Most foreign authorities require a long-form Montana birth certificate showing parents' names — not the short-form version. Applicants who order the short-form version typically learn this only when their dossier is rejected abroad. We confirm the destination country's exact format requirement at intake.

Frequently Asked Questions

Do I need to send the original Montana birth certificate?

In most cases, yes — foreign authorities require an apostille on a recently-issued certified copy of the birth record, not a photocopy. We'll confirm exactly what version is needed for your destination country before any document is ordered.

How long does the Montana apostille process take?

Timelines depend on the destination country, the certificate's current condition, and whether translation is needed. Standard cases typically resolve in days to a few weeks; expedited options are available where the deadline requires it. We provide a realistic timeline at quote.

Will my Montana birth certificate be accepted in the destination country?

That depends on the country's specific requirements: format (long-form vs. short-form), age of the certificate (some countries require issuance within 3–6 months), and translation. We confirm requirements with the receiving authority before any document moves so the dossier is accepted on first submission.

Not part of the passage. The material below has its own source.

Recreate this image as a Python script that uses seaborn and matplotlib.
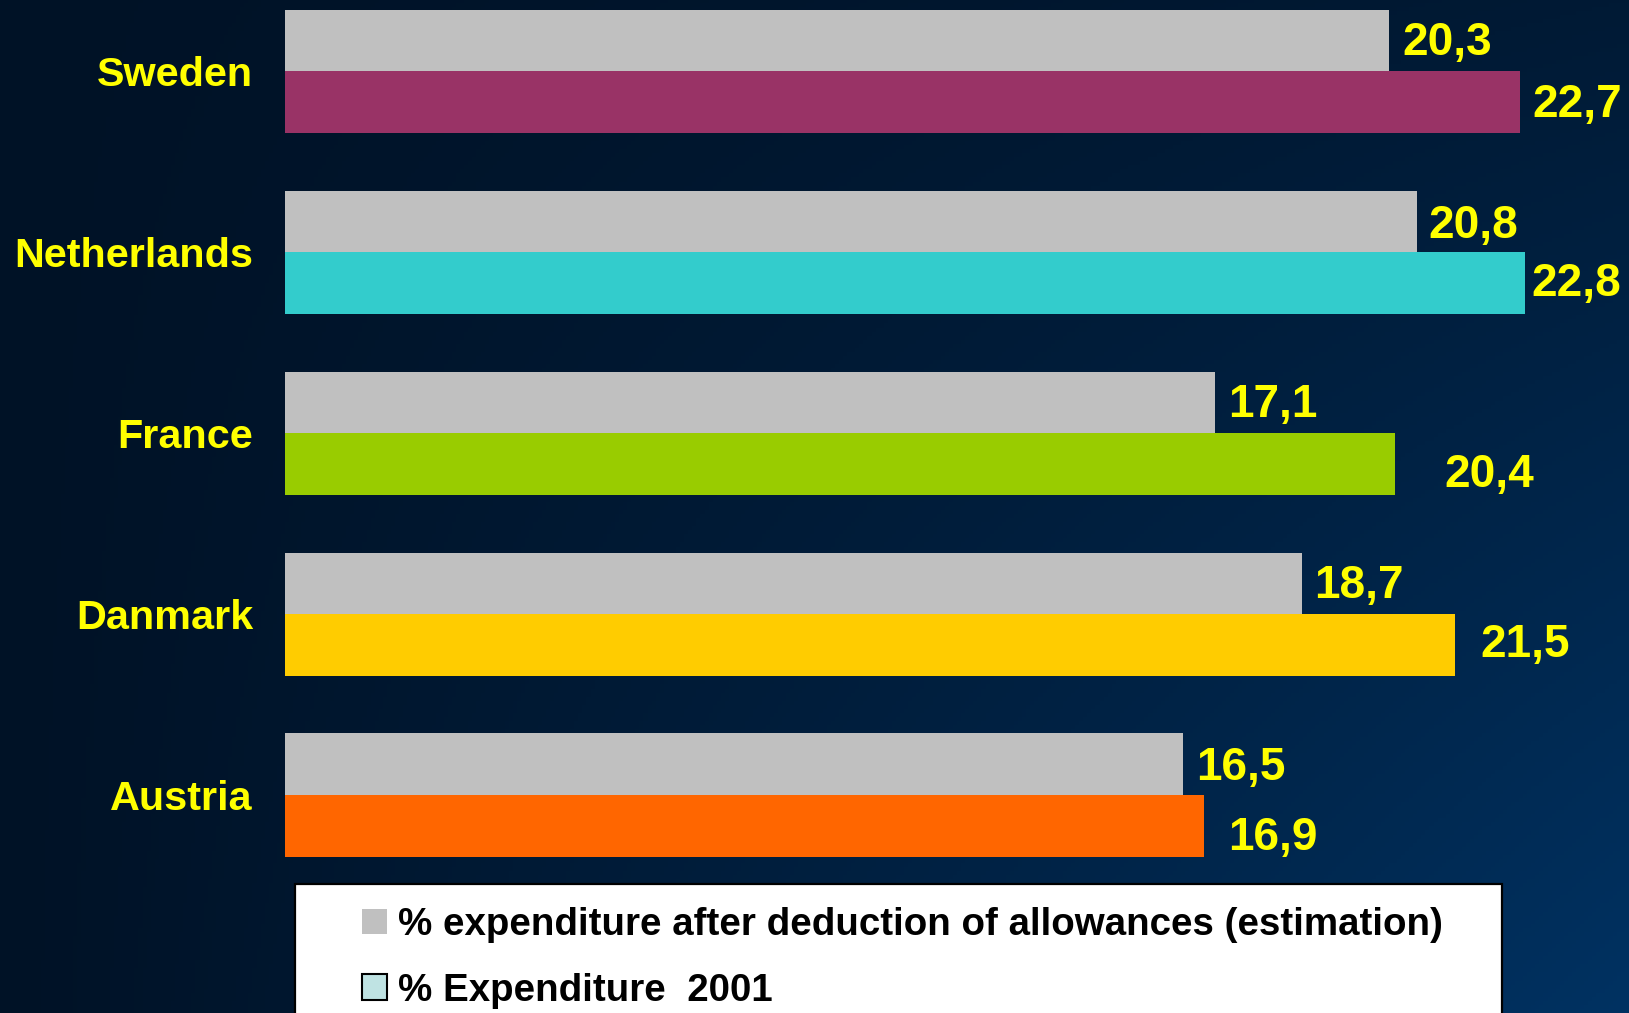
import numpy as np
import pandas as pd
import seaborn as sns
import matplotlib.pyplot as plt
from matplotlib.patches import Patch, Rectangle

# data
countries = ['Sweden', 'Netherlands', 'France', 'Danmark', 'Austria']
after_deduction = [20.3, 20.8, 17.1, 18.7, 16.5]
expenditure_2001 = [22.7, 22.8, 20.4, 21.5, 16.9]
series_names = ['% expenditure after deduction of allowances (estimation)',
                '% Expenditure  2001']
country_colors = ['#993366', '#33cccc', '#99cc00', '#ffcc00', '#ff6600']

# label nudges in pixels (dx from bar end, dy down from bar centre)
nudge_after = [(13, -2), (12, 0), (13, -2), (12, -2), (14, -1)]
nudge_2001 = [(12, -2), (6, -4), (50, 6), (26, -5), (24, 7)]

df = pd.DataFrame({
    'country': countries * 2,
    'value': after_deduction + expenditure_2001,
    'series': [series_names[0]] * 5 + [series_names[1]] * 5,
})

sns.set_theme(style='white')
plt.rcParams['font.family'] = ['Liberation Sans', 'DejaVu Sans']

W, H, DPI = 1629, 1013, 100
fig = plt.figure(figsize=(W / DPI, H / DPI), dpi=DPI)

# dark blue slide background
bg = fig.add_axes([0, 0, 1, 1])
xx, yy = np.meshgrid(np.linspace(0, 1, 400), np.linspace(0, 1, 250))
w = np.clip(xx, 0, 1) ** 1.1 * (0.25 + 0.75 * yy)
dark = np.array([0, 18, 38]) / 255
light = np.array([0, 50, 98]) / 255
img = dark[None, None, :] * (1 - w[..., None]) + light[None, None, :] * w[..., None]
bg.imshow(img, aspect='auto', extent=[0, 1, 0, 1], origin='upper')
bg.set_axis_off()

ax = fig.add_axes([285 / W, 1 - 884 / H, 1 - 285 / W, 884 / H])
ax.set_facecolor('none')
sns.barplot(data=df, y='country', x='value', hue='series', orient='h',
            palette=['#c0c0c0', '#bfe3e3'], width=0.685, gap=0,
            saturation=1, legend=False, linewidth=0, ax=ax)

# second series gets one colour per country
for patch, col in zip(ax.containers[1], country_colors):
    patch.set_facecolor(col)

ax.set_xlim(0, (W - 285) / 54.4)
ax.set_ylim(4.489, -0.395)
ax.set_xlabel('')
ax.set_ylabel('')
ax.set_xticks([])
sns.despine(ax=ax, left=True, bottom=True)
ax.tick_params(axis='y', length=0, pad=23)
for lab in ax.get_yticklabels():
    lab.set_color('#ffff00')
    lab.set_fontsize(29.8)
    lab.set_fontweight('bold')

px = 0.72  # pixels -> points
for cont, vals, nudges in [(ax.containers[0], after_deduction, nudge_after),
                           (ax.containers[1], expenditure_2001, nudge_2001)]:
    for patch, v, (dx, dy) in zip(cont, vals, nudges):
        yc = patch.get_y() + patch.get_height() / 2
        ax.annotate(f'{v:.1f}'.replace('.', ','), xy=(patch.get_width(), yc),
                    xytext=(dx * px, -(dy + 16.5) * px), textcoords='offset points',
                    ha='left', va='baseline', color='#ffff00', fontsize=33,
                    fontweight='bold', annotation_clip=False)

# white legend panel running off the bottom of the slide
fig.patches.append(Rectangle((295 / W, -0.05), (1502 - 295) / W, (1013 - 884) / H + 0.05,
                             transform=fig.transFigure, facecolor='white',
                             edgecolor='black', linewidth=1.6, zorder=5))
handles = [Patch(facecolor='#c0c0c0', edgecolor='none'),
           Patch(facecolor='#bfe3e3', edgecolor='black', linewidth=1.5)]
leg = fig.legend(handles, series_names, loc='upper left',
                 bbox_to_anchor=(362 / W, 1 - 907 / H), frameon=False,
                 prop={'size': 27.7, 'weight': 'bold'}, handlelength=0.65,
                 handleheight=0.65, handletextpad=0.29, labelspacing=0.77,
                 borderpad=0, borderaxespad=0, labelcolor='black')
leg.set_zorder(6)

fig.savefig('out.png', dpi=DPI)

What if my destination country isn't a Hague Convention member?

For non-Hague countries, the document goes through consular legalization rather than apostille — a longer multi-step process involving the U.S. Department of State and the destination country's embassy or consulate. We handle both paths.

Do I need a certified translation along with the apostille?

Most non-English-speaking destination countries require certified translation, and many of them dictate which translators they recognize. We coordinate translation through translators recognized by the receiving authority, paired correctly with the apostilled document.